(Dataset records)
-=-=-

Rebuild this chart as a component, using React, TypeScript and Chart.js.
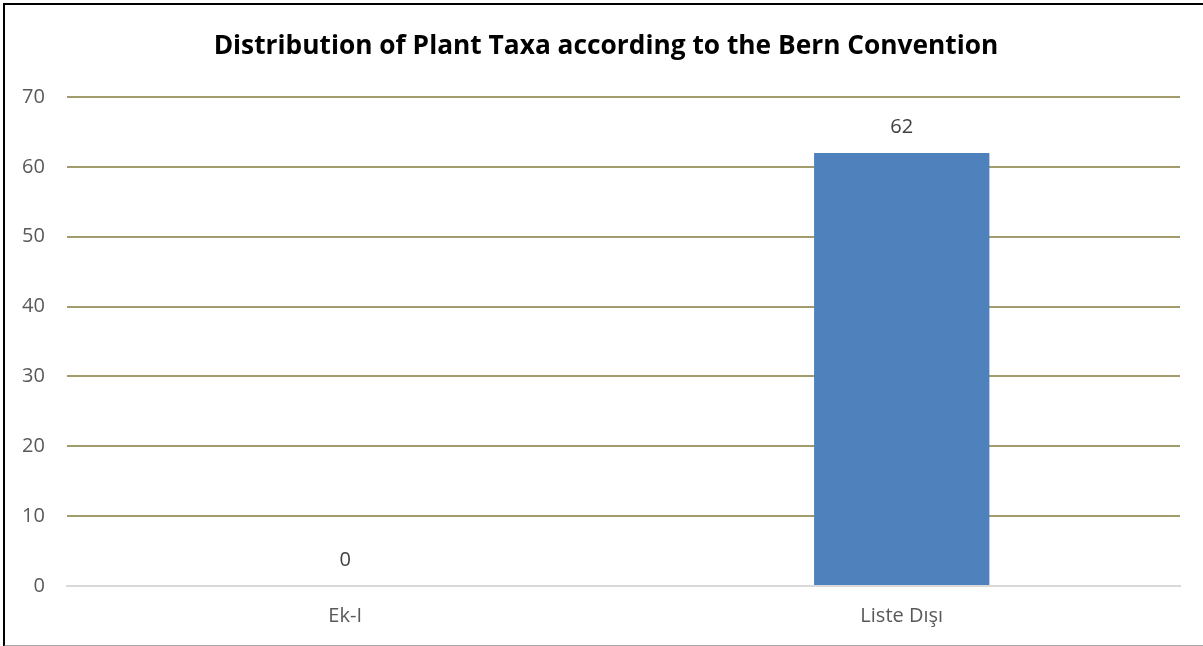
import React, { useEffect, useRef } from "react";
import { Chart, registerables } from "chart.js";

Chart.register(...registerables);

const chartTitle = "Distribution of Plant Taxa according to the Bern Convention";
const categories = ["Ek-I", "Liste Dışı"];
const taxaCounts = [0, 62];
const yTicks = [0, 10, 20, 30, 40, 50, 60, 70];

const FONT = "'Open Sans', 'Liberation Sans', sans-serif";

// Writes each bar's value just above its top edge
const valueLabels = {
  id: "valueLabels",
  afterDatasetsDraw(chart: any) {
    const { ctx } = chart;
    const meta = chart.getDatasetMeta(0);
    ctx.save();
    ctx.font = `20px ${FONT}`;
    ctx.fillStyle = "#404040";
    ctx.textAlign = "center";
    ctx.textBaseline = "middle";
    meta.data.forEach((bar: any, i: number) => {
      const v = chart.data.datasets[0].data[i];
      ctx.fillText(String(v), bar.x, bar.y - 26);
    });
    ctx.restore();
  },
};

export default function App() {
  const ref = useRef<HTMLCanvasElement | null>(null);

  useEffect(() => {
    document.body.style.margin = "0";
    const chart = new Chart(ref.current as HTMLCanvasElement, {
      type: "bar",
      data: {
        labels: categories,
        datasets: [
          {
            data: taxaCounts,
            backgroundColor: "#4f81bd",
            borderWidth: 0,
            barPercentage: 0.315,
            categoryPercentage: 1,
          },
        ],
      },
      options: {
        animation: false,
        responsive: false,
        layout: { padding: { top: 97, right: 23, bottom: 0, left: 0 } },
        plugins: {
          legend: { display: false },
          tooltip: { enabled: false },
          title: { display: false },
        },
        scales: {
          x: {
            grid: { display: false, drawTicks: false },
            border: { display: true, color: "#d9d9d9", width: 2 },
            ticks: {
              color: "#595959",
              font: { family: FONT, size: 20 },
              padding: 18,
            },
          },
          y: {
            min: 0,
            max: 70,
            afterBuildTicks(axis: any) {
              axis.ticks = yTicks.map((v) => ({ value: v }));
            },
            grid: {
              drawTicks: false,
              color: (c: any) => (c.tick && c.tick.value === 0 ? "rgba(0,0,0,0)" : "#a29b6b"),
              lineWidth: 2,
            },
            border: { display: false },
            ticks: {
              color: "#595959",
              font: { family: FONT, size: 20 },
              padding: 22,
            },
          },
        },
      },
      plugins: [valueLabels],
    });
    return () => chart.destroy();
  }, []);

  return (
    <div style={{ position: "relative", width: 1203, height: 646, overflow: "hidden", background: "#fff" }}>
      <canvas ref={ref} width={1203} height={646} style={{ display: "block" }} />
      <div
        style={{
          position: "absolute",
          left: 0,
          top: 29,
          width: 1212,
          textAlign: "center",
          fontFamily: FONT,
          fontWeight: 700,
          fontSize: 26.3,
          lineHeight: "30px",
          color: "#000",
          whiteSpace: "nowrap",
        }}
      >
        {chartTitle}
      </div>
      <div
        style={{
          position: "absolute",
          left: 3,
          top: 3,
          width: 1200,
          height: 640,
          borderTop: "2px solid #000",
          borderLeft: "2px solid #000",
          borderBottom: "2px solid #a6a6a6",
          pointerEvents: "none",
        }}
      />
    </div>
  );
}
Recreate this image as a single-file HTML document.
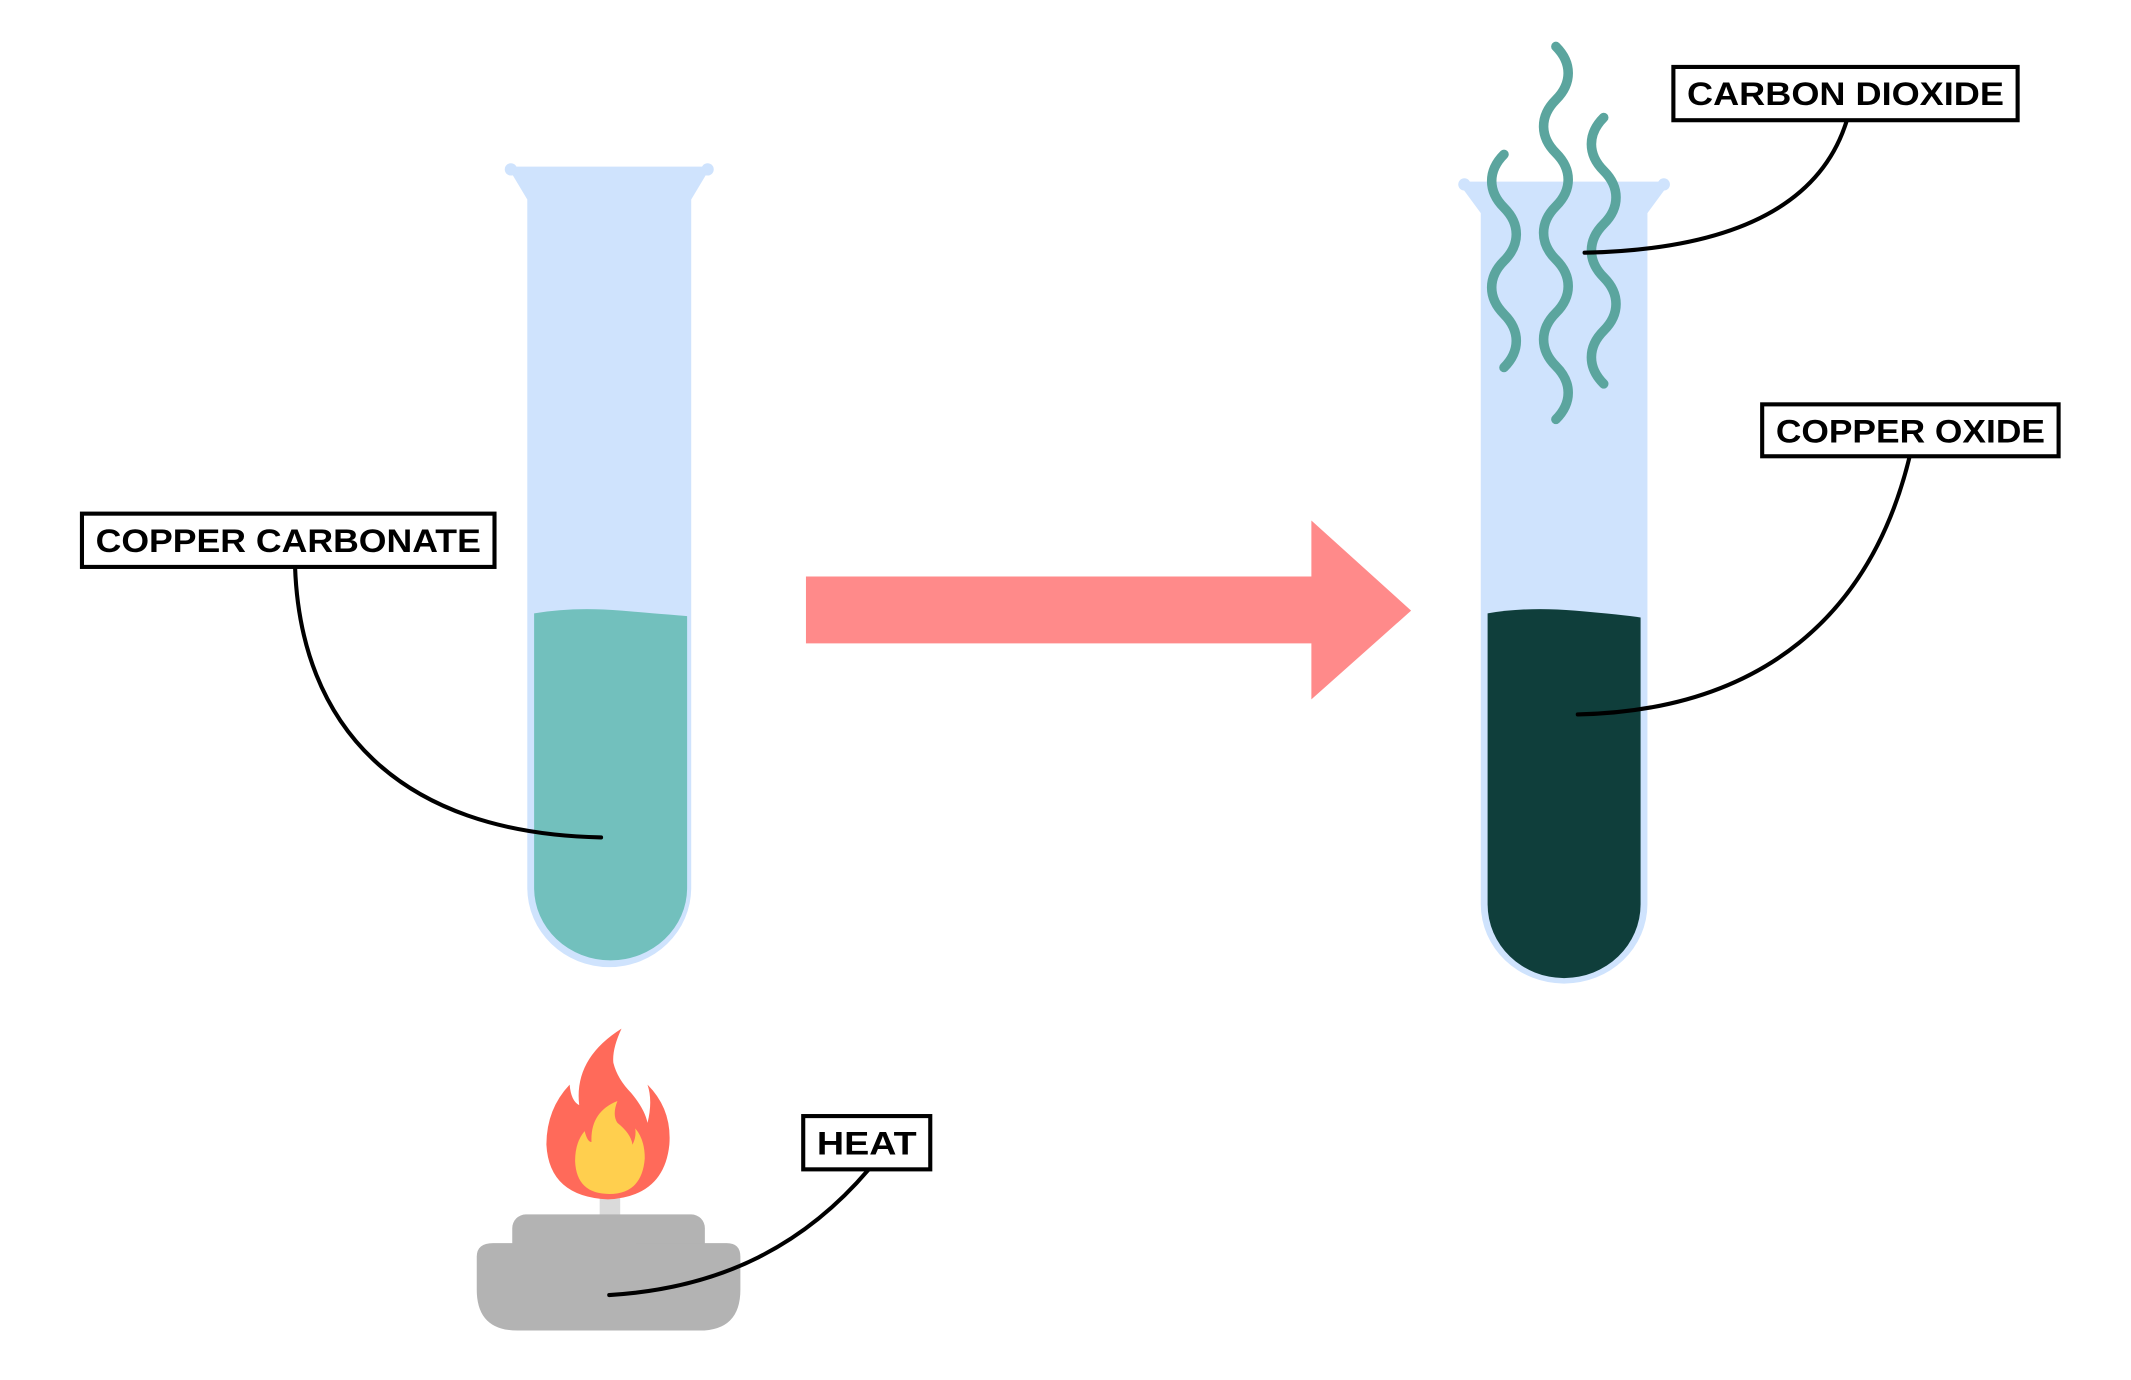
<!DOCTYPE html>
<html><head><meta charset="utf-8"><style>
html,body{margin:0;padding:0;background:#fff;}
svg{display:block;}
text{font-family:"Liberation Sans",sans-serif;font-weight:bold;font-size:24px;fill:#000;}
</style></head><body>
<svg width="2131" height="1380" viewBox="0 0 1560 1010.2" preserveAspectRatio="none" xmlns="http://www.w3.org/2000/svg">
<!-- left tube -->
<g fill="#CFE3FD">
<path d="M372 122 L518 122 L518 126 L506 146 L506 650 A60 58 0 0 1 386 650 L386 146 L374 126 Z"/>
<circle cx="374" cy="124" r="4.5"/><circle cx="518" cy="124" r="4.5"/>
</g>
<path d="M391 449 Q420 444 455 447 T503 451 L503 650 A56 53 0 0 1 391 650 Z" fill="#72C0BD"/>
<!-- right tube -->
<g fill="#CFE3FD">
<path d="M1070 133 L1220 133 L1220 137 L1206 156 L1206 662 A61 58 0 0 1 1084 662 L1084 156 L1070 137 Z"/>
<circle cx="1072" cy="135" r="4.5"/><circle cx="1218" cy="135" r="4.5"/>
</g>
<path d="M1089 449 Q1118 444 1153 447 T1201 452 L1201 662 A56 54 0 0 1 1089 662 Z" fill="#0F3E3B"/>
<!-- squiggles -->
<g fill="none" stroke="#5BA59E" stroke-width="7" stroke-linecap="round">
<path d="M1139 34 C1151 46 1151 61 1139 73 C1127 85 1127 100 1139 112 C1151 124 1151 139 1139 151 C1127 163 1127 178 1139 190 C1151 202 1151 217 1139 229 C1127 241 1127 256 1139 268 C1151 280 1151 295 1139 307"/>
<path d="M1101 113 C1089 125 1089 140 1101 152 C1113 164 1113 179 1101 191 C1089 203 1089 218 1101 230 C1113 242 1113 257 1101 269"/>
<path d="M1174 86 C1162 98 1162 113 1174 125 C1186 137 1186 152 1174 164 C1162 176 1162 191 1174 203 C1186 215 1186 230 1174 242 C1162 254 1162 269 1174 281"/>
</g>
<!-- arrow -->
<path d="M590 422 L960 422 L960 381 L1033 447 L960 512 L960 471 L590 471 Z" fill="#FF8A8A"/>
<!-- burner -->
<rect x="439" y="872" width="15" height="22" fill="#DADADA"/>
<rect x="375" y="889" width="141" height="40" rx="10" fill="#B3B3B3"/>
<path d="M361 910 L532 910 Q542 910 542 920 L542 944 Q542 974 512 974 L379 974 Q349 974 349 944 L349 920 Q349 910 361 910 Z" fill="#B3B3B3"/>
<!-- flame -->
<path d="M455 753 Q448 768 449 778 Q452 790 462 800 Q472 812 474 822 Q478 806 474 794 Q492 812 490 838 Q486 876 445 878 Q402 876 400 838 Q400 812 417 794 Q418 806 424 809 Q420 775 455 753 Z" fill="#FF6A5A"/>
<path d="M452 806 Q448 816 452 822 Q462 830 463 838 Q466 832 465 826 Q472 834 472 848 Q470 874 446 874 Q422 874 421 850 Q421 836 428 828 Q430 836 433 836 Q432 814 452 806 Z" fill="#FFCF4E"/>
<!-- leaders -->
<g fill="none" stroke="#000" stroke-width="3" stroke-linecap="round">
<path d="M216 415 C220 530 290 610 440 613"/>
<path d="M1352 88 C1330 160 1250 183 1160 185"/>
<path d="M1398 334 C1370 450 1290 520 1155 523"/>
<path d="M636 856 C590 910 530 943 446 948"/>
</g>
<!-- labels -->
<g fill="#fff" stroke="#000" stroke-width="3">
<rect x="60" y="376" width="302" height="39"/>
<rect x="1225" y="49" width="252" height="39"/>
<rect x="1290" y="296" width="217" height="38"/>
<rect x="588" y="817" width="93" height="39"/>
</g>
<text x="70" y="404" textLength="282" lengthAdjust="spacingAndGlyphs">COPPER CARBONATE</text>
<text x="1235" y="77" textLength="232" lengthAdjust="spacingAndGlyphs">CARBON DIOXIDE</text>
<text x="1300" y="324" textLength="197" lengthAdjust="spacingAndGlyphs">COPPER OXIDE</text>
<text x="598" y="845" textLength="73" lengthAdjust="spacingAndGlyphs">HEAT</text>
</svg>
</body></html>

-=-=-

Stated task:
The records above are to be reproduced exactly; the pictures are to be left out.

Task solution:
Rebuild this chart as a component, using React, TypeScript and Chart.js.
import React, { useEffect, useRef } from "react";
import { Chart, registerables } from "chart.js";

Chart.register(...registerables);

const chartTitle = "Distribution of Plant Taxa according to the Bern Convention";
const categories = ["Ek-I", "Liste Dışı"];
const taxaCounts = [0, 62];
const yTicks = [0, 10, 20, 30, 40, 50, 60, 70];

const FONT = "'Open Sans', 'Liberation Sans', sans-serif";

// Writes each bar's value just above its top edge
const valueLabels = {
  id: "valueLabels",
  afterDatasetsDraw(chart: any) {
    const { ctx } = chart;
    const meta = chart.getDatasetMeta(0);
    ctx.save();
    ctx.font = `20px ${FONT}`;
    ctx.fillStyle = "#404040";
    ctx.textAlign = "center";
    ctx.textBaseline = "middle";
    meta.data.forEach((bar: any, i: number) => {
      const v = chart.data.datasets[0].data[i];
      ctx.fillText(String(v), bar.x, bar.y - 26);
    });
    ctx.restore();
  },
};

export default function App() {
  const ref = useRef<HTMLCanvasElement | null>(null);

  useEffect(() => {
    document.body.style.margin = "0";
    const chart = new Chart(ref.current as HTMLCanvasElement, {
      type: "bar",
      data: {
        labels: categories,
        datasets: [
          {
            data: taxaCounts,
            backgroundColor: "#4f81bd",
            borderWidth: 0,
            barPercentage: 0.315,
            categoryPercentage: 1,
          },
        ],
      },
      options: {
        animation: false,
        responsive: false,
        layout: { padding: { top: 97, right: 23, bottom: 0, left: 0 } },
        plugins: {
          legend: { display: false },
          tooltip: { enabled: false },
          title: { display: false },
        },
        scales: {
          x: {
            grid: { display: false, drawTicks: false },
            border: { display: true, color: "#d9d9d9", width: 2 },
            ticks: {
              color: "#595959",
              font: { family: FONT, size: 20 },
              padding: 18,
            },
          },
          y: {
            min: 0,
            max: 70,
            afterBuildTicks(axis: any) {
              axis.ticks = yTicks.map((v) => ({ value: v }));
            },
            grid: {
              drawTicks: false,
              color: (c: any) => (c.tick && c.tick.value === 0 ? "rgba(0,0,0,0)" : "#a29b6b"),
              lineWidth: 2,
            },
            border: { display: false },
            ticks: {
              color: "#595959",
              font: { family: FONT, size: 20 },
              padding: 22,
            },
          },
        },
      },
      plugins: [valueLabels],
    });
    return () => chart.destroy();
  }, []);

  return (
    <div style={{ position: "relative", width: 1203, height: 646, overflow: "hidden", background: "#fff" }}>
      <canvas ref={ref} width={1203} height={646} style={{ display: "block" }} />
      <div
        style={{
          position: "absolute",
          left: 0,
          top: 29,
          width: 1212,
          textAlign: "center",
          fontFamily: FONT,
          fontWeight: 700,
          fontSize: 26.3,
          lineHeight: "30px",
          color: "#000",
          whiteSpace: "nowrap",
        }}
      >
        {chartTitle}
      </div>
      <div
        style={{
          position: "absolute",
          left: 3,
          top: 3,
          width: 1200,
          height: 640,
          borderTop: "2px solid #000",
          borderLeft: "2px solid #000",
          borderBottom: "2px solid #a6a6a6",
          pointerEvents: "none",
        }}
      />
    </div>
  );
}
Recreate this image as a single-file HTML document.
<!DOCTYPE html>
<html><head><meta charset="utf-8"><style>
html,body{margin:0;padding:0;background:#fff;}
svg{display:block;}
text{font-family:"Liberation Sans",sans-serif;font-weight:bold;font-size:24px;fill:#000;}
</style></head><body>
<svg width="2131" height="1380" viewBox="0 0 1560 1010.2" preserveAspectRatio="none" xmlns="http://www.w3.org/2000/svg">
<!-- left tube -->
<g fill="#CFE3FD">
<path d="M372 122 L518 122 L518 126 L506 146 L506 650 A60 58 0 0 1 386 650 L386 146 L374 126 Z"/>
<circle cx="374" cy="124" r="4.5"/><circle cx="518" cy="124" r="4.5"/>
</g>
<path d="M391 449 Q420 444 455 447 T503 451 L503 650 A56 53 0 0 1 391 650 Z" fill="#72C0BD"/>
<!-- right tube -->
<g fill="#CFE3FD">
<path d="M1070 133 L1220 133 L1220 137 L1206 156 L1206 662 A61 58 0 0 1 1084 662 L1084 156 L1070 137 Z"/>
<circle cx="1072" cy="135" r="4.5"/><circle cx="1218" cy="135" r="4.5"/>
</g>
<path d="M1089 449 Q1118 444 1153 447 T1201 452 L1201 662 A56 54 0 0 1 1089 662 Z" fill="#0F3E3B"/>
<!-- squiggles -->
<g fill="none" stroke="#5BA59E" stroke-width="7" stroke-linecap="round">
<path d="M1139 34 C1151 46 1151 61 1139 73 C1127 85 1127 100 1139 112 C1151 124 1151 139 1139 151 C1127 163 1127 178 1139 190 C1151 202 1151 217 1139 229 C1127 241 1127 256 1139 268 C1151 280 1151 295 1139 307"/>
<path d="M1101 113 C1089 125 1089 140 1101 152 C1113 164 1113 179 1101 191 C1089 203 1089 218 1101 230 C1113 242 1113 257 1101 269"/>
<path d="M1174 86 C1162 98 1162 113 1174 125 C1186 137 1186 152 1174 164 C1162 176 1162 191 1174 203 C1186 215 1186 230 1174 242 C1162 254 1162 269 1174 281"/>
</g>
<!-- arrow -->
<path d="M590 422 L960 422 L960 381 L1033 447 L960 512 L960 471 L590 471 Z" fill="#FF8A8A"/>
<!-- burner -->
<rect x="439" y="872" width="15" height="22" fill="#DADADA"/>
<rect x="375" y="889" width="141" height="40" rx="10" fill="#B3B3B3"/>
<path d="M361 910 L532 910 Q542 910 542 920 L542 944 Q542 974 512 974 L379 974 Q349 974 349 944 L349 920 Q349 910 361 910 Z" fill="#B3B3B3"/>
<!-- flame -->
<path d="M455 753 Q448 768 449 778 Q452 790 462 800 Q472 812 474 822 Q478 806 474 794 Q492 812 490 838 Q486 876 445 878 Q402 876 400 838 Q400 812 417 794 Q418 806 424 809 Q420 775 455 753 Z" fill="#FF6A5A"/>
<path d="M452 806 Q448 816 452 822 Q462 830 463 838 Q466 832 465 826 Q472 834 472 848 Q470 874 446 874 Q422 874 421 850 Q421 836 428 828 Q430 836 433 836 Q432 814 452 806 Z" fill="#FFCF4E"/>
<!-- leaders -->
<g fill="none" stroke="#000" stroke-width="3" stroke-linecap="round">
<path d="M216 415 C220 530 290 610 440 613"/>
<path d="M1352 88 C1330 160 1250 183 1160 185"/>
<path d="M1398 334 C1370 450 1290 520 1155 523"/>
<path d="M636 856 C590 910 530 943 446 948"/>
</g>
<!-- labels -->
<g fill="#fff" stroke="#000" stroke-width="3">
<rect x="60" y="376" width="302" height="39"/>
<rect x="1225" y="49" width="252" height="39"/>
<rect x="1290" y="296" width="217" height="38"/>
<rect x="588" y="817" width="93" height="39"/>
</g>
<text x="70" y="404" textLength="282" lengthAdjust="spacingAndGlyphs">COPPER CARBONATE</text>
<text x="1235" y="77" textLength="232" lengthAdjust="spacingAndGlyphs">CARBON DIOXIDE</text>
<text x="1300" y="324" textLength="197" lengthAdjust="spacingAndGlyphs">COPPER OXIDE</text>
<text x="598" y="845" textLength="73" lengthAdjust="spacingAndGlyphs">HEAT</text>
</svg>
</body></html>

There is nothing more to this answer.